- [WRITTEN INSTRUCTION]:
Exclude any images and output the remaining records exactly.

- [SOURCE MATERIAL]:
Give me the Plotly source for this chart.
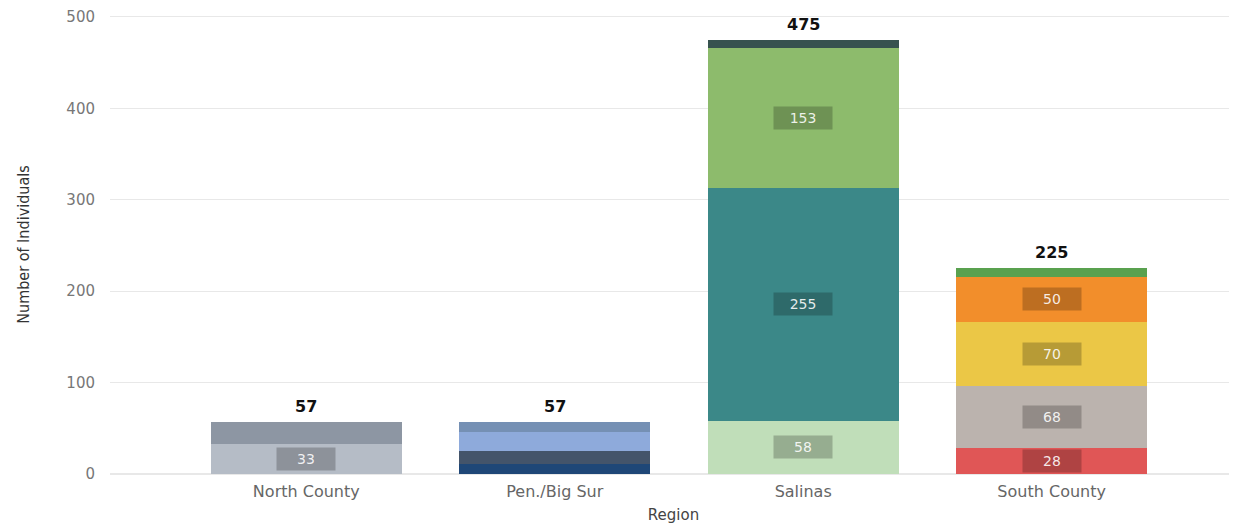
import plotly.graph_objects as go

# ---- data ----
regions = ["North County", "Pen./Big Sur", "Salinas", "South County"]
north_values = [33, 24]
pen_values = [11, 14, 21, 11]
salinas_values = [58, 255, 153, 9]
south_values = [28, 68, 70, 50, 9]

# ---- styles ----
north_colors = ["#b5bcc6", "#8d96a3"]
pen_colors = ["#1f4777", "#44546a", "#8eaadb", "#7590b4"]
salinas_colors = ["#c0deb9", "#3b8888", "#8dbb6c", "#37524f"]
south_colors = ["#e05656", "#bbb3ae", "#ebc746", "#f28e2b", "#59a14f"]
label_min = 25  # segments smaller than this are not labelled

region_values = [north_values, pen_values, salinas_values, south_values]
region_colors = [north_colors, pen_colors, salinas_colors, south_colors]

fig = go.Figure()
annotations = []
for region, vals, cols in zip(regions, region_values, region_colors):
    base = 0
    for v, c in zip(vals, cols):
        fig.add_trace(go.Bar(
            x=[region], y=[v], marker=dict(color=c, line=dict(width=0)),
            width=0.77, showlegend=False, hoverinfo="x+y",
        ))
        if v >= label_min:
            annotations.append(dict(
                x=region, y=base + v / 2, xref="x", yref="y", text=str(v),
                showarrow=False, bgcolor="rgba(0,0,0,0.22)", width=56, height=20,
                borderpad=1,
                font=dict(family="DejaVu Sans", size=14, color="rgba(255,255,255,0.88)"),
            ))
        base += v
    annotations.append(dict(
        x=region, y=base, xref="x", yref="y", text="<b>%d</b>" % base,
        showarrow=False, yanchor="bottom", yshift=4,
        font=dict(family="DejaVu Sans", size=16, color="#111111"),
    ))

fig.update_layout(
    barmode="stack",
    width=1229, height=517,
    margin=dict(l=102, r=0, t=5, b=51),
    paper_bgcolor="white", plot_bgcolor="white",
    annotations=annotations,
    xaxis=dict(
        range=[-0.79, 3.746],
        title=dict(text="Region", font=dict(family="DejaVu Sans", size=15, color="#444444"), standoff=9),
        tickfont=dict(family="DejaVu Sans", size=16, color="#666666"),
        showgrid=False, zeroline=False, showline=False,
        ticklabelstandoff=6,
    ),
    yaxis=dict(
        range=[0, 502],
        tickvals=[0, 100, 200, 300, 400, 500],
        title=dict(text="Number of Individuals", font=dict(family="DejaVu Sans Condensed", size=16, color="#333333"), standoff=32),
        tickfont=dict(family="DejaVu Sans", size=15, color="#777777"),
        gridcolor="#e8e8e8", zeroline=True, zerolinecolor="#e8e8e8",
        ticklabelstandoff=14, ticklabeloverflow="allow",
    ),
)

fig.write_html("out.html")
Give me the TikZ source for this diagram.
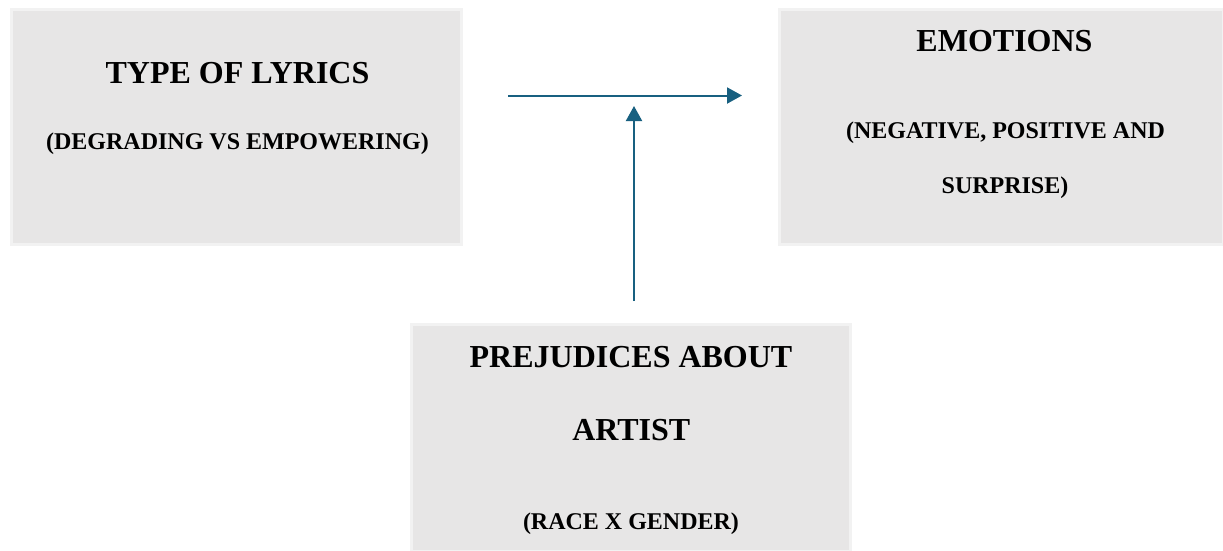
\documentclass[tikz,border=0pt]{standalone}
\usepackage{fontspec}
\setmainfont{Liberation Serif}
\usetikzlibrary{arrows.meta}
\definecolor{boxfill}{RGB}{231,230,230}
\definecolor{boxedge}{RGB}{242,242,242}
\definecolor{arr}{RGB}{24,96,128}
\tikzset{
  box/.style={fill=boxfill,draw=boxedge,line width=3pt},
  big/.style={font=\fontsize{32}{38}\selectfont\bfseries,inner sep=0pt,anchor=base},
  small/.style={font=\fontsize{24}{29}\selectfont\bfseries,inner sep=0pt,anchor=base},
  conn/.style={draw=arr,line width=2pt,-{Triangle[length=15pt,width=16pt]}}
}
\begin{document}
\begin{tikzpicture}[x=1pt,y=-1pt]
\useasboundingbox (0,0) rectangle (1223,550);
\fill[white] (0,0) rectangle (1223,550);
% boxes
\draw[box] (11.5,9.5) rectangle (461.5,244.5);
\draw[box] (779.5,9.5) rectangle (1223,244.5);
\draw[box] (411.5,324.5) rectangle (850.5,551);
% texts
\node[big] (t1) at (237.5,83.3) {TYPE OF LYRICS};
\node[small] (t1b) at (237.5,149) {(DEGRADING VS EMPOWERING)};
\node[big] (t2) at (1004.5,51.7) {EMOTIONS};
\node[small] (t2b) at (1005.5,138.3) {(NEGATIVE, POSITIVE AND};
\node[small] (t2c) at (1005,193.3) {SURPRISE)};
\node[big] (t3) at (631,367.3) {PREJUDICES ABOUT};
\node[big] (t3b) at (631.3,440.7) {ARTIST};
\node[small] (t3c) at (631,529) {(RACE X GENDER)};
% connectors
\coordinate (h1) at (508,95.5);
\coordinate (h2) at (742,95.5);
\coordinate (v1) at (634,301);
\coordinate (v2) at (634,106);
\draw[conn] (h1) -- (h2);
\draw[conn] (v1) -- (v2);
\end{tikzpicture}
\end{document}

- [WORKED ANSWER]:
Give me the Plotly source for this chart.
import plotly.graph_objects as go

# ---- data ----
regions = ["North County", "Pen./Big Sur", "Salinas", "South County"]
north_values = [33, 24]
pen_values = [11, 14, 21, 11]
salinas_values = [58, 255, 153, 9]
south_values = [28, 68, 70, 50, 9]

# ---- styles ----
north_colors = ["#b5bcc6", "#8d96a3"]
pen_colors = ["#1f4777", "#44546a", "#8eaadb", "#7590b4"]
salinas_colors = ["#c0deb9", "#3b8888", "#8dbb6c", "#37524f"]
south_colors = ["#e05656", "#bbb3ae", "#ebc746", "#f28e2b", "#59a14f"]
label_min = 25  # segments smaller than this are not labelled

region_values = [north_values, pen_values, salinas_values, south_values]
region_colors = [north_colors, pen_colors, salinas_colors, south_colors]

fig = go.Figure()
annotations = []
for region, vals, cols in zip(regions, region_values, region_colors):
    base = 0
    for v, c in zip(vals, cols):
        fig.add_trace(go.Bar(
            x=[region], y=[v], marker=dict(color=c, line=dict(width=0)),
            width=0.77, showlegend=False, hoverinfo="x+y",
        ))
        if v >= label_min:
            annotations.append(dict(
                x=region, y=base + v / 2, xref="x", yref="y", text=str(v),
                showarrow=False, bgcolor="rgba(0,0,0,0.22)", width=56, height=20,
                borderpad=1,
                font=dict(family="DejaVu Sans", size=14, color="rgba(255,255,255,0.88)"),
            ))
        base += v
    annotations.append(dict(
        x=region, y=base, xref="x", yref="y", text="<b>%d</b>" % base,
        showarrow=False, yanchor="bottom", yshift=4,
        font=dict(family="DejaVu Sans", size=16, color="#111111"),
    ))

fig.update_layout(
    barmode="stack",
    width=1229, height=517,
    margin=dict(l=102, r=0, t=5, b=51),
    paper_bgcolor="white", plot_bgcolor="white",
    annotations=annotations,
    xaxis=dict(
        range=[-0.79, 3.746],
        title=dict(text="Region", font=dict(family="DejaVu Sans", size=15, color="#444444"), standoff=9),
        tickfont=dict(family="DejaVu Sans", size=16, color="#666666"),
        showgrid=False, zeroline=False, showline=False,
        ticklabelstandoff=6,
    ),
    yaxis=dict(
        range=[0, 502],
        tickvals=[0, 100, 200, 300, 400, 500],
        title=dict(text="Number of Individuals", font=dict(family="DejaVu Sans Condensed", size=16, color="#333333"), standoff=32),
        tickfont=dict(family="DejaVu Sans", size=15, color="#777777"),
        gridcolor="#e8e8e8", zeroline=True, zerolinecolor="#e8e8e8",
        ticklabelstandoff=14, ticklabeloverflow="allow",
    ),
)

fig.write_html("out.html")
Give me the TikZ source for this diagram.
\documentclass[tikz,border=0pt]{standalone}
\usepackage{fontspec}
\setmainfont{Liberation Serif}
\usetikzlibrary{arrows.meta}
\definecolor{boxfill}{RGB}{231,230,230}
\definecolor{boxedge}{RGB}{242,242,242}
\definecolor{arr}{RGB}{24,96,128}
\tikzset{
  box/.style={fill=boxfill,draw=boxedge,line width=3pt},
  big/.style={font=\fontsize{32}{38}\selectfont\bfseries,inner sep=0pt,anchor=base},
  small/.style={font=\fontsize{24}{29}\selectfont\bfseries,inner sep=0pt,anchor=base},
  conn/.style={draw=arr,line width=2pt,-{Triangle[length=15pt,width=16pt]}}
}
\begin{document}
\begin{tikzpicture}[x=1pt,y=-1pt]
\useasboundingbox (0,0) rectangle (1223,550);
\fill[white] (0,0) rectangle (1223,550);
% boxes
\draw[box] (11.5,9.5) rectangle (461.5,244.5);
\draw[box] (779.5,9.5) rectangle (1223,244.5);
\draw[box] (411.5,324.5) rectangle (850.5,551);
% texts
\node[big] (t1) at (237.5,83.3) {TYPE OF LYRICS};
\node[small] (t1b) at (237.5,149) {(DEGRADING VS EMPOWERING)};
\node[big] (t2) at (1004.5,51.7) {EMOTIONS};
\node[small] (t2b) at (1005.5,138.3) {(NEGATIVE, POSITIVE AND};
\node[small] (t2c) at (1005,193.3) {SURPRISE)};
\node[big] (t3) at (631,367.3) {PREJUDICES ABOUT};
\node[big] (t3b) at (631.3,440.7) {ARTIST};
\node[small] (t3c) at (631,529) {(RACE X GENDER)};
% connectors
\coordinate (h1) at (508,95.5);
\coordinate (h2) at (742,95.5);
\coordinate (v1) at (634,301);
\coordinate (v2) at (634,106);
\draw[conn] (h1) -- (h2);
\draw[conn] (v1) -- (v2);
\end{tikzpicture}
\end{document}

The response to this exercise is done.